News & Current Affairs

London To Deploy Anti-catcalling Officers After Trial

By Azeezat Okunlola | Jul 14, 2023
In England, police officers are expected to be deployed to more parts of London to look out for men who are catcalling women in order to issue a £100 fine.
 
They are currently only being trialled in Redbridge, in East London, but it is anticipated that they will spread throughout the city.
 
These officers go out every night, carrying signs indicating that it is illegal to cat-call women. Special attention is given to places where women are walking home alone at night, and then these officers are dispatched there to make sure the women are safe and to step in if they suspect men of harassing them.
 
Redbridge Council is sponsoring a "This Has to Stop" campaign, and they say that 91 per cent  of 1,834 women questioned in the borough have been the target of catcalling. It issued the first £100 punishment for the offence in London in December, making it the first council area to do so in the city.
 
Over 62 per cent of women reported being followed by a guy at some point in their lives. Chief Inspector Louise Jackson said the focus is still on educating men about not catcalling. 
 
"When a woman feels uncomfortable, when she feels like she is being harassed or made to feel vulnerable, we tend to have to change our direction or change our routes or head in the opposite direction," she told the Evening Standard. "What we're saying now is this is about educational and generational change. If we start getting this message out now, hopefully years down the line it will become the norm."
 
In March, lawmakers in England and Wales voted in favour of making it a crime to harass someone by catcalling, following them, or blocking their route.
 
Conservative Greg Clark, former business secretary who put it forward, said it was "astonishing" that this was not already a crime.
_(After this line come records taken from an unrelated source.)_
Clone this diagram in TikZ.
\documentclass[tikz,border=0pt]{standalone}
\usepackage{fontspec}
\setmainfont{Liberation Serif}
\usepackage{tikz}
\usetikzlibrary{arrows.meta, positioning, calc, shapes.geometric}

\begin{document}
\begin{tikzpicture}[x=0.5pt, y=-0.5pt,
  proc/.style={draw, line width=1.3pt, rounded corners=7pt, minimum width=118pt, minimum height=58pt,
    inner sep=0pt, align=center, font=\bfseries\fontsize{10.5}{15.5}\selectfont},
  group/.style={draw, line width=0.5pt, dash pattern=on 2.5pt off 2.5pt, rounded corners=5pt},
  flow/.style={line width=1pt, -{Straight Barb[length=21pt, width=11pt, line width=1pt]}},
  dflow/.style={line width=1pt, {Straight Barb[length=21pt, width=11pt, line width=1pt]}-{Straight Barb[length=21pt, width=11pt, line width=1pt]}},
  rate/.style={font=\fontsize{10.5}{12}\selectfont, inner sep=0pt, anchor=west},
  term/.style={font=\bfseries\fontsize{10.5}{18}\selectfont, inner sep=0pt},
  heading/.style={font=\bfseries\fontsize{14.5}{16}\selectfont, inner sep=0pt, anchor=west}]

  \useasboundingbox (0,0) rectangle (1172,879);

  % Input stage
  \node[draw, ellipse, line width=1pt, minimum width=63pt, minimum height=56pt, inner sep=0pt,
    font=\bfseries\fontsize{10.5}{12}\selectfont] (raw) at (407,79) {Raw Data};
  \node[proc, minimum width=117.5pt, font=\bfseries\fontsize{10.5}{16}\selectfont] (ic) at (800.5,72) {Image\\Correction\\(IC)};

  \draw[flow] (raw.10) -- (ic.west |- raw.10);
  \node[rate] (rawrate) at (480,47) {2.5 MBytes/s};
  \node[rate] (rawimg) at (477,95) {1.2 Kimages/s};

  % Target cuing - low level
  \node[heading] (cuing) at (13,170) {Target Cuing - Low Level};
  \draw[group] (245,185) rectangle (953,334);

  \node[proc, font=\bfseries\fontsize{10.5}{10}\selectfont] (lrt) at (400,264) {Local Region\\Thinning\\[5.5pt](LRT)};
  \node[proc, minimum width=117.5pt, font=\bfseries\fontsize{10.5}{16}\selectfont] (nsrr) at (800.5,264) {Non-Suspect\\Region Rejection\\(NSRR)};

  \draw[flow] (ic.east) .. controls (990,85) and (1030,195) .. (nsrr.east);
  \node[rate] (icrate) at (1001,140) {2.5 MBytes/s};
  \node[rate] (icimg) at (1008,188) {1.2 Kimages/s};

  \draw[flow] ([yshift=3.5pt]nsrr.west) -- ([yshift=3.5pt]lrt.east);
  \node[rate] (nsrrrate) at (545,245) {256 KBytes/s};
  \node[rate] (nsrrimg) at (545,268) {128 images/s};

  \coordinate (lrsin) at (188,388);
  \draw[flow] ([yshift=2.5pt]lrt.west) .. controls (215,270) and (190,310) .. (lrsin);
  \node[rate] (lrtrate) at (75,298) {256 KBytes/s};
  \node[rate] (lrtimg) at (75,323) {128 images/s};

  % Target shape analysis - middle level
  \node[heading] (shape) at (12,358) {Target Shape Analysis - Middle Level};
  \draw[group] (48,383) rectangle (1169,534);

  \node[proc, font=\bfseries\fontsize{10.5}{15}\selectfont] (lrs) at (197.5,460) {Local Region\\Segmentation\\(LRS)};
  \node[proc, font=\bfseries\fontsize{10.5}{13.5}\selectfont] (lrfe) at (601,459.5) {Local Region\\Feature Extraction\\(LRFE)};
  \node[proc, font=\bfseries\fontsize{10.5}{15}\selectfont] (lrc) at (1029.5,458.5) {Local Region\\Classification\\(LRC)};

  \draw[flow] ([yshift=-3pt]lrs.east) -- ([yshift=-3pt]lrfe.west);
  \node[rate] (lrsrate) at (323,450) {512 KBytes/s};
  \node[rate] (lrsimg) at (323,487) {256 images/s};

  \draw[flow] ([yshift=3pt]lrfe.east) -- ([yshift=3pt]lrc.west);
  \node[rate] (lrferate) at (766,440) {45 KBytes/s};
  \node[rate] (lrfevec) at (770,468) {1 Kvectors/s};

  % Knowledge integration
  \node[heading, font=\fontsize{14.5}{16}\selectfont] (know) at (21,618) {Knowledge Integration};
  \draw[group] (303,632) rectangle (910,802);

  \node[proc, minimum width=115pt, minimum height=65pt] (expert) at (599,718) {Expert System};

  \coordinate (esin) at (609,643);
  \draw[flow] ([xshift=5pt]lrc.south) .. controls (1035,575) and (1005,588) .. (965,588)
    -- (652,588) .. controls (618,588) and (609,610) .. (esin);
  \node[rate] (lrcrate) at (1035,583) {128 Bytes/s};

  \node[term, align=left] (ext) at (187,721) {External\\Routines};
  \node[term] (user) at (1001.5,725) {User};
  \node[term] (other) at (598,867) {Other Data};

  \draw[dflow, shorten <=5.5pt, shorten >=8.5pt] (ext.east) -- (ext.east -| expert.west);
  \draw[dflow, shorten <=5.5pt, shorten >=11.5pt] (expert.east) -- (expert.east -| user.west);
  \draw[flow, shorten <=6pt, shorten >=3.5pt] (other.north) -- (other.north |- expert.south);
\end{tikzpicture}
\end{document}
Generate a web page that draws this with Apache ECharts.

He stated that the intention of his bill was "to reinforce a change in the culture".
 
"This closes a loophole in the law, as it has never has been a specific criminal offence to harass and intimidate intentionally a woman or a girl in public," he told the BBC.
 
"Because it is not a specific crime, too many women and girls think there is no point in reporting it to the police.”
 
"This is something we don't tolerate for racial harassment or harassment on the grounds of sexuality."